Trailblazers in Houston’s East End: Ripley House and the Settlement Association

By Thomas McWhorter

The turn of the twentieth century marked a period of accelerated population growth for Houston, and Houston’s Second Ward followed suit. The people who moved to Houston came from a wide array of countries and from other states. Many of these people settled into the aging housing stock located in the Second Ward. The more well-to-do and better established families began to migrate away from the city center and toward the newly developed street car suburbs south and west of town like Montrose, the South End, and the Heights, named for their locations on early street car routes.

The influx of new Houstonians came during the city’s infancy, and few, if any, social welfare programs existed. In February 1907, a group of twelve influential and civic-minded Houston women met at the home of James A. Baker under the leadership of his wife, Alice Graham Baker (grandmother to future Secretary of State James A. Baker III).
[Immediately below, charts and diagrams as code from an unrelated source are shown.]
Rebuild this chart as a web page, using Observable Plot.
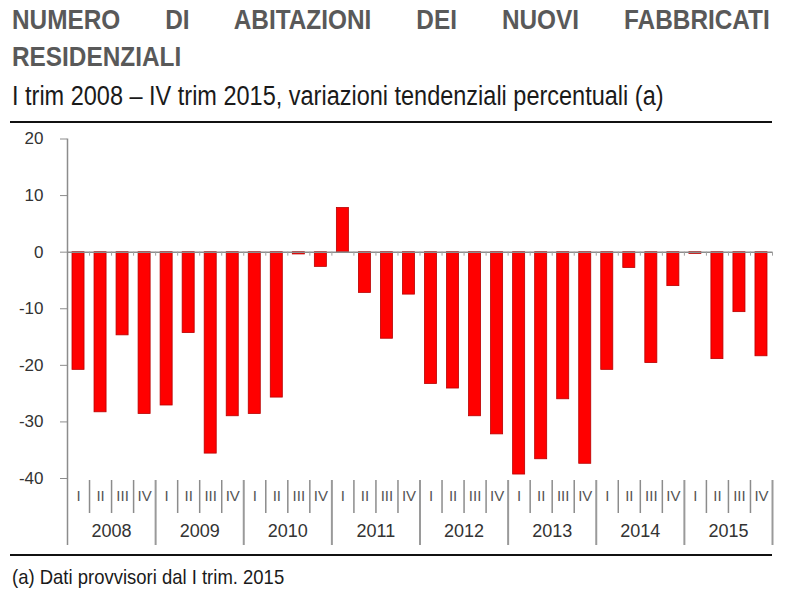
<!DOCTYPE html>
<html>
<head>
<meta charset="utf-8">
<script src="https://cdn.jsdelivr.net/npm/d3@7"></script>
<script src="https://cdn.jsdelivr.net/npm/@observablehq/plot@0.6"></script>
<style>
  body { margin: 0; background: #fff; }
  #wrap { position: relative; width: 789px; height: 600px; overflow: hidden; background: #fff; }
  .narrow { font-family: "Liberation Sans Narrow", "Arial Narrow", "Liberation Sans", Arial, sans-serif;
            transform-origin: 0 0; }
  #title { position: absolute; left: 12px; top: 1px; width: 871px; font-size: 28px; line-height: 37px;
           font-weight: bold; color: #595959; text-align: justify; text-align-last: justify; transform: scaleX(0.87); }
  #subtitle { position: absolute; left: 12px; top: 81px; font-size: 27px; line-height: 30px;
              color: #1a1a1a; white-space: nowrap; transform: scaleX(0.87); }
  .rule { position: absolute; left: 10px; width: 762px; height: 2px; background: #111; }
  #chart { position: absolute; left: 0; top: 125px; }
  #note { position: absolute; left: 12px; top: 565px; font-size: 21px; line-height: 24px; color: #1a1a1a;
          white-space: nowrap; transform: scaleX(0.88); }
</style>
</head>
<body>
<div id="wrap">
  <div id="title" class="narrow">NUMERO DI ABITAZIONI DEI NUOVI FABBRICATI<br>RESIDENZIALI</div>
  <div id="subtitle" class="narrow">I trim 2008 – IV trim 2015, variazioni tendenziali percentuali (a)</div>
  <div class="rule" style="top:121px"></div>
  <div id="chart"></div>
  <div class="rule" style="top:554px"></div>
  <div id="note" class="narrow">(a) Dati provvisori dal I trim. 2015</div>
</div>
<script>
const years = ["2008", "2009", "2010", "2011", "2012", "2013", "2014", "2015"];
const quarters = ["I", "II", "III", "IV"];
const values = [
  -20.8, -28.3, -14.7, -28.6,
  -27.1, -14.3, -35.6, -29.0,
  -28.6, -25.7, -0.4, -2.6,
  7.8, -7.2, -15.3, -7.5,
  -23.3, -24.1, -29.0, -32.2,
  -39.3, -36.6, -26.0, -37.4,
  -20.8, -2.8, -19.6, -6.0,
  -0.3, -18.9, -10.6, -18.4
];
const yTicks = [-40, -30, -20, -10, 0, 10, 20];

const data = values.map((v, i) => ({ i, v, q: quarters[i % 4], year: years[Math.floor(i / 4)] }));
const bounds = d3.range(0, values.length + 1);
const quarterBounds = bounds.filter(b => b % 4 !== 0);
const yearBounds = bounds.filter(b => b % 4 === 0 && b > 0);

const chart = Plot.plot({
  width: 789,
  height: 425,
  marginLeft: 67,
  marginRight: 17,
  marginTop: 13.5,
  marginBottom: 72,
  x: { type: "linear", domain: [0, values.length], axis: null },
  y: { domain: [-40, 20] },
  style: { fontFamily: "'Liberation Sans', Arial, sans-serif", background: "transparent", overflow: "visible" },
  marks: [
    Plot.rectY(data, { x1: "i", x2: d => d.i + 1, y: "v", insetLeft: 5, insetRight: 5,
                       fill: "#ff0000", stroke: "#b80000", strokeWidth: 0.8 }),
    Plot.ruleY([0], { stroke: "#8c8c8c", strokeWidth: 1.5 }),
    Plot.ruleX(bounds, { x: d => d, y1: () => 0, y2: () => 0, insetBottom: -4, stroke: "#a0a0a0", strokeWidth: 1 }),
    Plot.axisY({ ticks: yTicks, tickSize: 7, text: null, stroke: "#8c8c8c", label: null }),
    Plot.axisY({ ticks: yTicks, tickSize: 0, tickPadding: 24, tickFormat: d => String(d),
                 fontSize: 17, fill: "#333", label: null }),
    Plot.ruleX([0], { insetBottom: -67, stroke: "#8c8c8c", strokeWidth: 1.5 }),
    Plot.ruleX(quarterBounds, { x: d => d, insetTop: 341.5, insetBottom: -35, stroke: "#8c8c8c", strokeWidth: 1.5 }),
    Plot.ruleX(yearBounds, { x: d => d, insetTop: 341.5, insetBottom: -67, stroke: "#9a9a9a", strokeWidth: 2 }),
    Plot.text(data, { x: d => d.i + 0.5, text: "q", frameAnchor: "bottom", dy: 22, fontSize: 15, fill: "#555" }),
    Plot.text(years, { x: (d, i) => i * 4 + 2, text: d => d, frameAnchor: "bottom", dy: 58, fontSize: 18, fill: "#333" })
  ]
});
document.getElementById("chart").appendChild(chart);
</script>
</body>
</html>
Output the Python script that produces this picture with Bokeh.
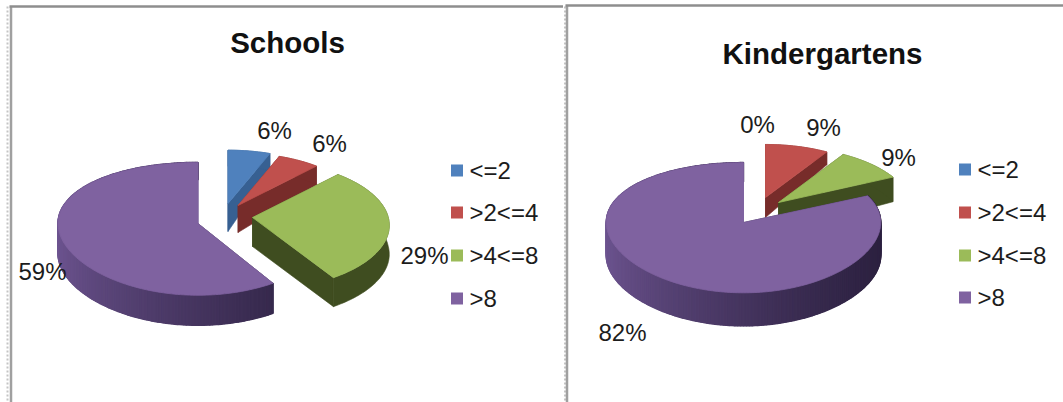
import numpy as np
from bokeh.embed import file_html
from bokeh.layouts import row
from bokeh.models import ColumnDataSource, Range1d
from bokeh.plotting import figure
from bokeh.resources import INLINE
from bokeh.core.properties import value

categories = ["<=2", ">2<=4", ">4<=8", ">8"]
schools_values = [6, 6, 29, 59]
kindergartens_values = [0, 9, 9, 82]

top_colors = ["#4f81bd", "#c0504d", "#9bbb59", "#7f62a0"]
wall_colors_left = ["#376092", "#772c2a", "#3f4d20", "#6d5490"]
wall_colors_right = ["#376092", "#772c2a", "#3f4d20", "#2c2140"]

FONT = value("Liberation Sans")
TEXT = "#1c1c1c"
RADIUS_X, RADIUS_Y = 140, 66
# Perspective strength of the pie plane per slice, horizontally and vertically
TILT_X = [0.12, 0.12, 0.12, 0.0]
TILT_Y = [0.12, 0.12, 0.12, 0.08]
DEPTH_FALLOFF = 0.42  # walls get shorter towards the back

schools_layout = dict(
    title="Schools", title_xy=(287, 42), x0=0, width=563,
    apex=[(227.5, 203), (237.5, 205), (252, 217), (197.5, 223)],
    scale=[0.905, 0.89, 0.97, 1.0],
    depth=[28, 27, 29, 30],
    labels=[(274, 130), (329, 143), (424, 255), (42, 271)],
    swatch_x=456.5, legend_x=469, legend_y=[170, 212, 255, 298],
)
kindergartens_layout = dict(
    title="Kindergartens", title_xy=(822, 53), x0=563, width=500,
    apex=[(764, 197), (765, 197), (778, 202), (743, 222)],
    scale=[0.9, 0.9, 0.95, 0.98],
    depth=[20, 20, 30, 33],
    labels=[(757, 124), (823, 127), (898, 157), (622, 332)],
    swatch_x=964.5, legend_x=977, legend_y=[169, 212, 255, 297],
)


def project(theta, apex, scale, i):
    """Map an angle on the rim of the tilted pie plane to page pixels."""
    u, v = np.sin(theta), np.cos(theta)
    sx = scale / (1 + TILT_X[i] * v)
    sy = scale / (1 + TILT_Y[i] * v)
    return apex[0] + RADIUS_X * u * sx, apex[1] - RADIUS_Y * v * sy, v


def wall_height(depth, v):
    return depth * (1 - DEPTH_FALLOFF * np.maximum(v, 0))


def hex_rgb(c):
    return np.array([int(c[i:i + 2], 16) for i in (1, 3, 5)], dtype=float)


def mix(a, b, t):
    r = hex_rgb(a) * (1 - t) + hex_rgb(b) * t
    return "#%02x%02x%02x" % tuple(int(round(x)) for x in r)


def draw_pie(p, values, cfg):
    total = sum(values)
    start = 0.0
    for i, val in enumerate(values):
        sweep = 2 * np.pi * val / total
        if val == 0:
            start += sweep
            continue
        apex, sc, d = cfg["apex"][i], cfg["scale"][i], cfg["depth"][i]
        theta = np.linspace(start, start + sweep, max(6, int(val * 3)) + 1)
        xs, ys, vs = project(theta, apex, sc, i)
        hs = wall_height(d, vs)

        # Straight cut faces
        h0 = wall_height(d, 0.0)
        for k, colour in ((0, wall_colors_right[i]), (-1, wall_colors_left[i])):
            p.patch([apex[0], xs[k], xs[k], apex[0]],
                    [apex[1], ys[k], ys[k] + hs[k], apex[1] + h0],
                    fill_color=colour, line_color=colour, line_width=0.6)

        # Outer rim as one solid band ...
        mid = mix(wall_colors_left[i], wall_colors_right[i], 0.6)
        p.patch(np.r_[xs, xs[::-1]], np.r_[ys, (ys + hs)[::-1]],
                fill_color=mid, line_color=mid, line_width=0.6)
        # ... with strips on top where the shade changes from left to right
        if wall_colors_left[i] != wall_colors_right[i]:
            wall_x, wall_y, wall_c = [], [], []
            for a in range(len(theta) - 1):
                t = ((np.sin(theta[a]) + 1) / 2) ** 0.7
                wall_x.append([xs[a], xs[a + 1], xs[a + 1], xs[a]])
                wall_y.append([ys[a], ys[a + 1], ys[a + 1] + hs[a + 1], ys[a] + hs[a]])
                wall_c.append(mix(wall_colors_left[i], wall_colors_right[i], t))
            p.patches(xs="x", ys="y", fill_color="c", line_color="c", line_width=1.5,
                      source=ColumnDataSource(dict(x=wall_x, y=wall_y, c=wall_c)))

        # Top face of the slice
        p.patch(np.r_[apex[0], xs], np.r_[apex[1], ys],
                fill_color=top_colors[i], line_color=top_colors[i], line_width=0.8)
        start += sweep

    p.text(x=[c[0] for c in cfg["labels"]], y=[c[1] for c in cfg["labels"]],
           text=[f"{v}%" for v in values], text_font=FONT, text_font_size="24px",
           text_color=TEXT, text_align="center", text_baseline="middle")
    p.text(x=[cfg["title_xy"][0]], y=[cfg["title_xy"][1]], text=[cfg["title"]],
           text_font=FONT, text_font_size="29.5px", text_font_style="bold",
           text_color="#111111", text_align="center", text_baseline="middle")

    # Legend
    n = len(categories)
    p.rect(x=[cfg["swatch_x"]] * n, y=cfg["legend_y"], width=12, height=12,
           fill_color=top_colors, line_color=None)
    p.text(x=[cfg["legend_x"]] * n, y=cfg["legend_y"], text=categories,
           text_font=FONT, text_font_size="24px", text_color=TEXT,
           text_align="left", text_baseline="middle")


def make_panel(values, cfg):
    p = figure(width=cfg["width"], height=402, output_backend="svg",
               toolbar_location=None, min_border=0,
               x_range=Range1d(cfg["x0"], cfg["x0"] + cfg["width"]),
               y_range=Range1d(402, 0), outline_line_color=None,
               background_fill_color="white", border_fill_color="white")
    p.axis.visible = False
    p.grid.visible = False
    draw_pie(p, values, cfg)
    return p


left = make_panel(schools_values, schools_layout)
right = make_panel(kindergartens_values, kindergartens_layout)

# Panel frames
left.line([7, 7], [6, 402], line_color="#c4c4c4", line_width=2, line_dash="2 2")
left.line([10.5, 10.5], [6, 402], line_color="#a0a0a0", line_width=2.5)
left.line([9, 563], [6, 6], line_color="#8e8e8e", line_width=2.5)
right.line([564.5, 564.5], [6, 402], line_color="#c4c4c4", line_width=2, line_dash="2 2")
right.line([566.5, 566.5], [5, 402], line_color="#a0a0a0", line_width=2.5)
right.line([565, 1063], [5, 5], line_color="#8e8e8e", line_width=2.5)

page = row(left, right, spacing=0)
open("out.html", "w").write(file_html(page, INLINE))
They wanted to form a “Settlement Association” based on the national settlement house movement. The U.S. movement was modeled after London’s Toynbee Hall, established in East London in 1884 by Samuel and Henrietta Barnett. Located in one of the poorest, most crime ridden, and underserved areas in London, Toynbee Hall sought to “bring the most privileged—the future elite—to live in the poorest area of London, a privilege for which they had to pay.”  The experience gained would, in turn, help to educate the country’s future leaders about the need for social change.  This same notion of public service inspired those twelve Houston women more than one hundred years ago.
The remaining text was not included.